China, the world’s second-biggest oil consumer, reduced net crude imports to the least in fourth months as a slowing economy and refinery repairs eroded demand.
The country bought 22.21 million metric tons, or 5.4 million barrels a day, more than it exported in April, data published today on the website of the Beijing-based General Administration of Customs show. That’s the lowest level since December.
China’s exports of goods rose less than estimated in April, lowering demand for fuel and petroleum products needed in manufacturing. Refiners are also idling crude-processing plants for seasonal maintenance in the second quarter.
“Domestic demand has been quite weak, and it’s also related to refinery maintenance,” Shi Yan, an analyst at UOB- Kay Hian Ltd., said by telephone from Shanghai.

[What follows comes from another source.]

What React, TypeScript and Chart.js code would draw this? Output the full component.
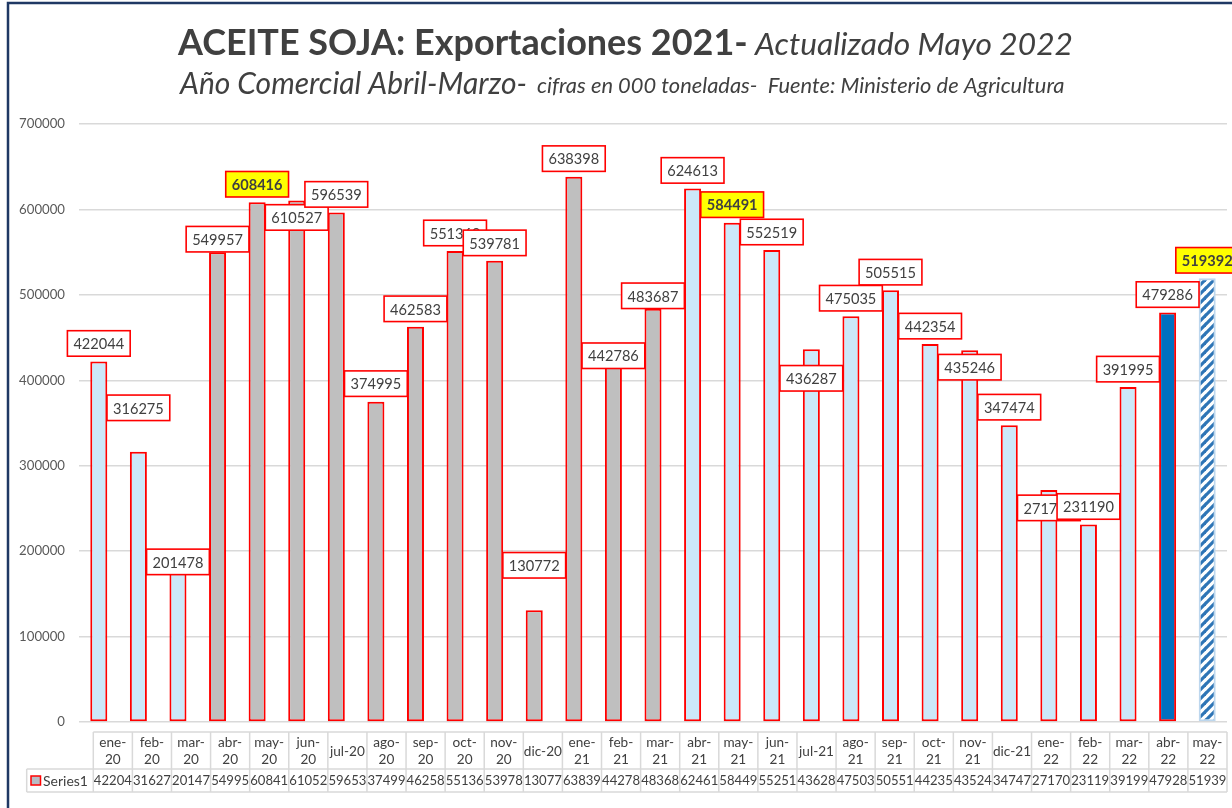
import React, { useEffect, useRef } from "react";
import { Chart, registerables } from "chart.js";

Chart.register(...registerables);

const categories = [
  "ene-20", "feb-20", "mar-20", "abr-20", "may-20", "jun-20", "jul-20", "ago-20", "sep-20", "oct-20", "nov-20", "dic-20",
  "ene-21", "feb-21", "mar-21", "abr-21", "may-21", "jun-21", "jul-21", "ago-21", "sep-21", "oct-21", "nov-21", "dic-21",
  "ene-22", "feb-22", "mar-22", "abr-22", "may-22",
];

const xTickLabels = [
  ["ene-", "20"], ["feb-", "20"], ["mar-", "20"], ["abr-", "20"], ["may-", "20"], ["jun-", "20"], ["jul-20"],
  ["ago-", "20"], ["sep-", "20"], ["oct-", "20"], ["nov-", "20"], ["dic-20"],
  ["ene-", "21"], ["feb-", "21"], ["mar-", "21"], ["abr-", "21"], ["may-", "21"], ["jun-", "21"], ["jul-21"],
  ["ago-", "21"], ["sep-", "21"], ["oct-", "21"], ["nov-", "21"], ["dic-21"],
  ["ene-", "22"], ["feb-", "22"], ["mar-", "22"], ["abr-", "22"], ["may-", "22"],
];

const exportValues = [
  422044, 316275, 201478, 549957, 608416, 610527, 596539, 374995, 462583, 551360, 539781, 130772,
  638398, 442786, 483687, 624613, 584491, 552519, 436287, 475035, 505515, 442354, 435246, 347474,
  271700, 231190, 391995, 479286, 519392,
];

const yTickValues = [0, 100000, 200000, 300000, 400000, 500000, 600000, 700000];

// bar style kind per category
const barKinds = [
  "light", "light", "light",
  "gray", "gray", "gray", "gray", "gray", "gray", "gray", "gray", "gray", "gray", "gray", "gray",
  "light", "light", "light", "light", "light", "light", "light", "light", "light", "light", "light", "light",
  "dark", "hatch",
];

// categories whose label is highlighted in yellow
const highlightedLabels = ["may-20", "may-21", "may-22"];

// vertical offset (px) of each label's centre from its bar top
const labelOffsets = [
  -18, -44, 12, -13, -18, 17, -18, -18, -18, -18, -18, -45,
  -18, 12, -13, -18, -18, -18, 29, -18, -18, -18, 17, -18,
  18, -18, -18, -18, -18,
];

const FONT = "Lato, 'Open Sans', 'DejaVu Sans', sans-serif";
const TEXT = "#404040";

function fitSize(ctx: CanvasRenderingContext2D, text: string, style: string, weight: string, target: number) {
  ctx.font = `${style} ${weight} 100px ${FONT}`;
  const w = ctx.measureText(text).width;
  return (100 * target) / w;
}

function makeHatch(): CanvasPattern | string {
  const c = document.createElement("canvas");
  c.width = 9;
  c.height = 9;
  const g = c.getContext("2d");
  if (!g) return "#2e75b6";
  g.fillStyle = "#ffffff";
  g.fillRect(0, 0, 9, 9);
  g.strokeStyle = "#2e75b6";
  g.lineWidth = 3.2;
  g.lineCap = "square";
  for (const off of [-9, 0, 9]) {
    g.beginPath();
    g.moveTo(off, 9);
    g.lineTo(off + 9, 0);
    g.stroke();
  }
  const ctx2 = document.createElement("canvas").getContext("2d");
  return (ctx2 && ctx2.createPattern(c, "repeat")) || "#2e75b6";
}

const frameTitlePlugin = {
  id: "frameTitle",
  beforeDraw(chart: any) {
    const ctx: CanvasRenderingContext2D = chart.ctx;
    ctx.save();
    ctx.fillStyle = "#ffffff";
    ctx.fillRect(0, 0, chart.width, chart.height);
    ctx.restore();
  },
  afterDraw(chart: any) {
    const ctx: CanvasRenderingContext2D = chart.ctx;
    ctx.save();
    // frame
    ctx.strokeStyle = "#1f3864";
    ctx.lineWidth = 2.5;
    ctx.beginPath();
    ctx.moveTo(8, chart.height + 5);
    ctx.lineTo(8, 3);
    ctx.lineTo(chart.width + 5, 3);
    ctx.stroke();

    // titles
    ctx.fillStyle = TEXT;
    ctx.textBaseline = "alphabetic";
    ctx.textAlign = "left";
    const t1 = "ACEITE SOJA: Exportaciones 2021-";
    const t2 = "Actualizado Mayo 2022";
    const s1 = "Año Comercial Abril-Marzo-";
    const s2 = "cifras en 000 toneladas-  Fuente: Ministerio de Agricultura";
    let sz = fitSize(ctx, t1, "normal", "bold", 570);
    ctx.font = `normal bold ${sz}px ${FONT}`;
    ctx.fillText(t1, 178, 55);
    sz = fitSize(ctx, t2, "italic", "normal", 318);
    ctx.font = `italic normal ${sz}px ${FONT}`;
    ctx.fillText(t2, 755, 55);
    sz = fitSize(ctx, s1, "italic", "normal", 347);
    ctx.font = `italic normal ${sz}px ${FONT}`;
    ctx.fillText(s1, 180, 94);
    sz = fitSize(ctx, s2, "italic", "normal", 528);
    ctx.font = `italic normal ${sz}px ${FONT}`;
    ctx.fillText(s2, 537, 93);
    ctx.restore();
  },
};

const labelsPlugin = {
  id: "barLabels",
  afterDatasetsDraw(chart: any) {
    const ctx: CanvasRenderingContext2D = chart.ctx;
    const meta = chart.getDatasetMeta(0);
    ctx.save();
    ctx.textAlign = "center";
    ctx.textBaseline = "middle";
    meta.data.forEach((bar: any, i: number) => {
      const { x, y } = bar.getProps(["x", "y"], true);
      const hl = highlightedLabels.includes(categories[i]);
      const text = String(exportValues[i]);
      ctx.font = `normal ${hl ? "bold" : "normal"} 14.6px ${FONT}`;
      const w = ctx.measureText(text).width + 12;
      const h = 25.5;
      const cy = y + labelOffsets[i];
      ctx.fillStyle = hl ? "#ffff00" : "#ffffff";
      ctx.fillRect(x - w / 2, cy - h / 2, w, h);
      ctx.strokeStyle = "#ff0000";
      ctx.lineWidth = 1.6;
      ctx.strokeRect(x - w / 2, cy - h / 2, w, h);
      ctx.fillStyle = TEXT;
      ctx.fillText(text, x, cy + 1);
    });
    ctx.restore();
  },
};

const tablePlugin = {
  id: "dataTable",
  afterDraw(chart: any) {
    const ctx: CanvasRenderingContext2D = chart.ctx;
    const area = chart.chartArea;
    const n = categories.length;
    const colLeft = area.left + 14.3;
    const colRight = area.right;
    const cw = (colRight - colLeft) / n;
    const top = 732;
    const mid = 769;
    const bottom = 792;
    const seriesLeft = 26.7;
    ctx.save();
    ctx.strokeStyle = "#d9d9d9";
    ctx.lineWidth = 1.5;
    ctx.beginPath();
    ctx.moveTo(colLeft, top);
    ctx.lineTo(colRight, top);
    ctx.moveTo(seriesLeft, mid);
    ctx.lineTo(colRight, mid);
    ctx.moveTo(seriesLeft, bottom);
    ctx.lineTo(colRight, bottom);
    for (let k = 0; k <= n; k++) {
      const x = colLeft + k * cw;
      ctx.moveTo(x, top);
      ctx.lineTo(x, bottom);
    }
    ctx.moveTo(seriesLeft, mid);
    ctx.lineTo(seriesLeft, bottom);
    ctx.stroke();

    ctx.fillStyle = TEXT;
    ctx.textAlign = "center";
    ctx.textBaseline = "middle";
    ctx.font = `normal normal 13.6px ${FONT}`;
    xTickLabels.forEach((lines, i) => {
      const cx = colLeft + (i + 0.5) * cw;
      if (lines.length === 1) {
        ctx.fillText(lines[0], cx, 751.5);
      } else {
        ctx.fillText(lines[0], cx, 743);
        ctx.fillText(lines[1], cx, 760);
      }
    });

    // values row (Excel clips them to the cell)
    ctx.font = `normal normal 13.1px ${FONT}`;
    exportValues.forEach((v, i) => {
      const cx = colLeft + (i + 0.5) * cw;
      ctx.fillText(String(v).slice(0, 5), cx, 781);
    });

    // legend key
    ctx.fillStyle = "#b9bcc4";
    ctx.fillRect(31, 776, 9.5, 9);
    ctx.strokeStyle = "#ff0000";
    ctx.lineWidth = 1.5;
    ctx.strokeRect(31, 776, 9.5, 9);
    ctx.fillStyle = TEXT;
    ctx.textAlign = "left";
    ctx.font = `normal normal 14px ${FONT}`;
    ctx.fillText("Series1", 43, 781);
    ctx.restore();
  },
};

export default function App() {
  const canvasRef = useRef<HTMLCanvasElement | null>(null);

  useEffect(() => {
    const canvas = canvasRef.current;
    if (!canvas) return;
    const hatch = makeHatch();
    const fillFor: Record<string, any> = {
      light: "#cce8f9",
      gray: "#bfbfbf",
      dark: "#0070c0",
      hatch: hatch,
    };
    const borderFor: Record<string, string> = {
      light: "#ff0000",
      gray: "#ff0000",
      dark: "#ff0000",
      hatch: "#bdd7ee",
    };
    const chart = new Chart(canvas, {
      type: "bar",
      data: {
        labels: categories,
        datasets: [
          {
            label: "Series1",
            data: exportValues,
            backgroundColor: barKinds.map((k) => fillFor[k]),
            borderColor: barKinds.map((k) => borderFor[k]),
            borderWidth: 2,
            borderSkipped: false,
            barPercentage: 0.43,
            categoryPercentage: 1,
          },
        ],
      },
      options: {
        responsive: false,
        animation: false,
        devicePixelRatio: 1,
        layout: { padding: { top: 124, bottom: 86, left: 0, right: 5 } },
        plugins: {
          legend: { display: false },
          title: { display: false },
          tooltip: { enabled: false },
        },
        scales: {
          x: {
            display: false,
            offset: true,
          },
          y: {
            min: 0,
            max: 700000,
            afterFit: (scale: any) => {
              scale.width = 79;
            },
            afterBuildTicks: (scale: any) => {
              scale.ticks = yTickValues.map((v) => ({ value: v }));
            },
            border: { display: false },
            grid: { color: "#d9d9d9", lineWidth: 1.5, drawTicks: false },
            ticks: {
              padding: 14,
              color: "#595959",
              font: { family: FONT, size: 13.2 },
              callback: (v: any) => String(v),
            },
          },
        },
      },
      plugins: [frameTitlePlugin, labelsPlugin, tablePlugin],
    });
    return () => chart.destroy();
  }, []);

  return (
    <div style={{ position: "fixed", left: 0, top: 0, width: 1232, height: 808, background: "#fff" }}>
      <canvas ref={canvasRef} width={1232} height={808} style={{ display: "block", width: 1232, height: 808 }} />
    </div>
  );
}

Imports of crude were 22.26 million tons in April, while exports were 50,000 tons.
China’s state-owned refiners will close the equivalent of 12 percent of the nation’s oil-processing capacity in the second quarter, Shandong-based industry website Oilchem.net reported in January.
April crude purchases averaged $123 per barrel, compared with about $116 in March, according to Bloomberg calculations from customs data. Costs were around $109 in April 2011.
China bought 3.02 million tons of fuel, including gasoline and diesel, and exported 1.66 million tons last month, according to today’s data. Net imports of fuel were at 1.36 million tons, compared with 1.86 million in March.